GIVEN REQUEST
Beginning with the first line, set down every line through the one containing "plt.rcParams['font.family'] = ['Noto", exactly as it appears, but not the pictures.

MATERIAL PROVIDED
- - - - - - -

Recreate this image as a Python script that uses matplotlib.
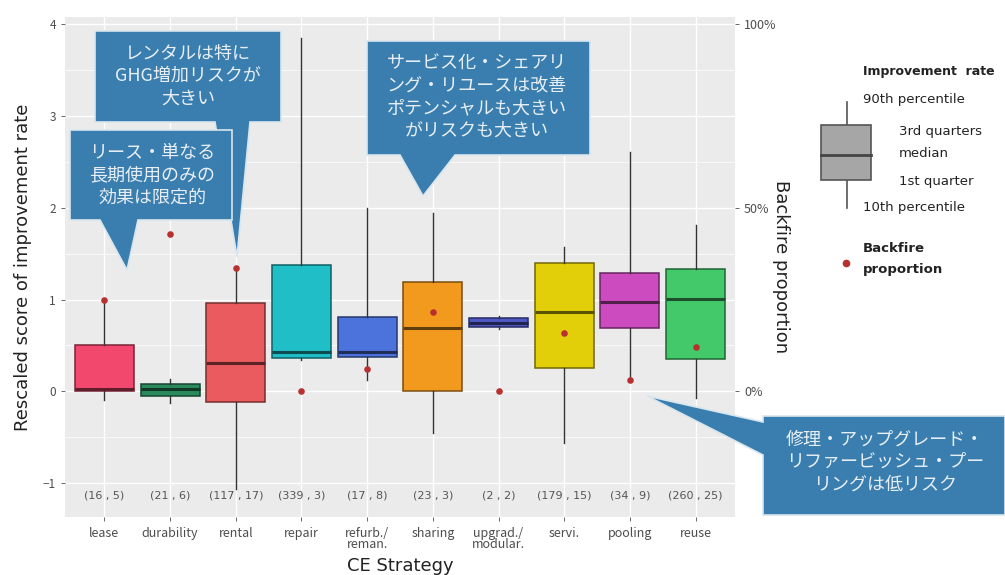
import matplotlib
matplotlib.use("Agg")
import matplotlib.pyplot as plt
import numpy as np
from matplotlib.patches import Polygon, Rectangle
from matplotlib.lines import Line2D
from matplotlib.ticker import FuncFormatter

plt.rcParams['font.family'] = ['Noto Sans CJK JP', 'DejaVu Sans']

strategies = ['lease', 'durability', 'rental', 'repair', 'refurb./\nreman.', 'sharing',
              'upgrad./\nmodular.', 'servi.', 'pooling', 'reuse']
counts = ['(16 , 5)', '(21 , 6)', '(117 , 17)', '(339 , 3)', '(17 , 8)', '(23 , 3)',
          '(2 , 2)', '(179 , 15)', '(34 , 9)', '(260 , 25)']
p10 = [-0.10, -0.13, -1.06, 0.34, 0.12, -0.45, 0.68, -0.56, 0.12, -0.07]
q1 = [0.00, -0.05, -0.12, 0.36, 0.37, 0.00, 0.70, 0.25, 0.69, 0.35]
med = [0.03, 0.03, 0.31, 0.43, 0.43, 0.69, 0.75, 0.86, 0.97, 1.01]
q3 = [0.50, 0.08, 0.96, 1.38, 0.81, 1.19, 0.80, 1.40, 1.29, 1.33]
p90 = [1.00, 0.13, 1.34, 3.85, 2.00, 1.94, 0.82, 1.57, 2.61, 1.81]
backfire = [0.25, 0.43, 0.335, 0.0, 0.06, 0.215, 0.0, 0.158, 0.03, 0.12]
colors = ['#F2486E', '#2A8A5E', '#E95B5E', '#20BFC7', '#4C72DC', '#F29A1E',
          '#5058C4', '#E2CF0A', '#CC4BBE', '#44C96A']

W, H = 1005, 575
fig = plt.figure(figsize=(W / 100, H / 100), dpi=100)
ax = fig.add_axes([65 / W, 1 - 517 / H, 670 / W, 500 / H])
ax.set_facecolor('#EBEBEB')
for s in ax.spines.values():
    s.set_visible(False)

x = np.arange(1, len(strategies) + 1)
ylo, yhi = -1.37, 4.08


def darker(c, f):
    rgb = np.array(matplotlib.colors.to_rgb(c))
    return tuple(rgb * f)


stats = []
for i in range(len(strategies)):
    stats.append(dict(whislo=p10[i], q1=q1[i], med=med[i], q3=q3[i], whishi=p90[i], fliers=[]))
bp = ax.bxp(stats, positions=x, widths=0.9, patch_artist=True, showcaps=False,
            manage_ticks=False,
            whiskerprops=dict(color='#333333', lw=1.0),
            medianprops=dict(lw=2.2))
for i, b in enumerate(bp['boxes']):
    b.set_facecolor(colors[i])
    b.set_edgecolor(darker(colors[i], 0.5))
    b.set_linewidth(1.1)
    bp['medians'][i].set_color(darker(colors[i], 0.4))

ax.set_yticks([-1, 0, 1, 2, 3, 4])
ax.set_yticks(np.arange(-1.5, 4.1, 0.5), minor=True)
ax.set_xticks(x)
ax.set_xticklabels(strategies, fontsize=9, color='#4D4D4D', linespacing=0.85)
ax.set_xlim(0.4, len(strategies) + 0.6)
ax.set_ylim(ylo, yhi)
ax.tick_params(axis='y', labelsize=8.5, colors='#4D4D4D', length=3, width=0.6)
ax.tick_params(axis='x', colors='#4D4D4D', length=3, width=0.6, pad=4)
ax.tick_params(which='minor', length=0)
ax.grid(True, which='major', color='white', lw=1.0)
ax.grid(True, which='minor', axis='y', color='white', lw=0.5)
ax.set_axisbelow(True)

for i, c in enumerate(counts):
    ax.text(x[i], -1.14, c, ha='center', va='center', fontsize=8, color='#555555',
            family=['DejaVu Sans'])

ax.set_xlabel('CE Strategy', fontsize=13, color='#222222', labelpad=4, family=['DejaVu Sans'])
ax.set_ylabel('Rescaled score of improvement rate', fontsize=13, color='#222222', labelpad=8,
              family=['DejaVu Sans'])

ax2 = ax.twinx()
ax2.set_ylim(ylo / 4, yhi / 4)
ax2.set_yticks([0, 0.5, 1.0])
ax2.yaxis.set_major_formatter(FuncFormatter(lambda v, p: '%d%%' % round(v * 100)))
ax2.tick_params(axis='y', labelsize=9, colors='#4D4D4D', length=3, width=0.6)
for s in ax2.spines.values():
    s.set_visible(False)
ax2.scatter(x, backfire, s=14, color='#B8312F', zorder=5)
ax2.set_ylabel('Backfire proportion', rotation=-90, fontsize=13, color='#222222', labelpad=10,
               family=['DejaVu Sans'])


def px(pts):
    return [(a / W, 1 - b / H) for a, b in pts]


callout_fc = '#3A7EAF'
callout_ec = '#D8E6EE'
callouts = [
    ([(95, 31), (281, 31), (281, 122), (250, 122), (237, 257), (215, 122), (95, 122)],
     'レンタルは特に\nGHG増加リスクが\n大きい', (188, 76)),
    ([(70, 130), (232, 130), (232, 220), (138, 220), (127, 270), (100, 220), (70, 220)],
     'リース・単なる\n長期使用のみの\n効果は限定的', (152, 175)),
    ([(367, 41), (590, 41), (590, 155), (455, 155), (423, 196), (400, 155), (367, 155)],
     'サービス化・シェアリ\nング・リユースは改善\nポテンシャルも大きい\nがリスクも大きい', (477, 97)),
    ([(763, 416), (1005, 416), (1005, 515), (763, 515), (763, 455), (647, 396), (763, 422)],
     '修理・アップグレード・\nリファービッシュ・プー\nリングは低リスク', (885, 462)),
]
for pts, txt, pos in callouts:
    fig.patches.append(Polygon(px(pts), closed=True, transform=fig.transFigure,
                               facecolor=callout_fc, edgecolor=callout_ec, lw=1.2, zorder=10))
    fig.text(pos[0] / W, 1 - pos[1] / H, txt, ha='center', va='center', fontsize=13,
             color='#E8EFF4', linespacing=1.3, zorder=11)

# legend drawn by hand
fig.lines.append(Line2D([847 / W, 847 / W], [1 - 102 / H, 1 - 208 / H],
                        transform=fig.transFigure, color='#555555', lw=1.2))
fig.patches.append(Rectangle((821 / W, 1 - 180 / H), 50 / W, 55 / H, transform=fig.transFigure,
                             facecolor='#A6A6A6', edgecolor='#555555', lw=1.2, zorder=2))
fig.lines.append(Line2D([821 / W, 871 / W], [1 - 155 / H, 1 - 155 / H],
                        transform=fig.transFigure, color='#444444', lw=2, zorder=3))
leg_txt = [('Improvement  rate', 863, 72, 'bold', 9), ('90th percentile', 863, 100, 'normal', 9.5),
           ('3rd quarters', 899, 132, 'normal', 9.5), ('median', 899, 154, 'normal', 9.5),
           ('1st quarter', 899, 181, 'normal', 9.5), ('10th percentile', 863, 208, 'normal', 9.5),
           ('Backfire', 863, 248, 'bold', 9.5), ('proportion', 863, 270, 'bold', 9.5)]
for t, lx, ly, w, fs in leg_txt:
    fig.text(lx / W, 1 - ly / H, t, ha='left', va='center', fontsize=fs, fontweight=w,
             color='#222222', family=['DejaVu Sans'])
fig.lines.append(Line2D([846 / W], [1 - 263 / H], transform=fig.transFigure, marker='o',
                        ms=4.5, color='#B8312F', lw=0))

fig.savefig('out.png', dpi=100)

- - - - - - -

COMPLETE RESPONSE
Recreate this image as a Python script that uses matplotlib.
import matplotlib
matplotlib.use("Agg")
import matplotlib.pyplot as plt
import numpy as np
from matplotlib.patches import Polygon, Rectangle
from matplotlib.lines import Line2D
from matplotlib.ticker import FuncFormatter

plt.rcParams['font.family'] = ['Noto Sans CJK JP', 'DejaVu Sans']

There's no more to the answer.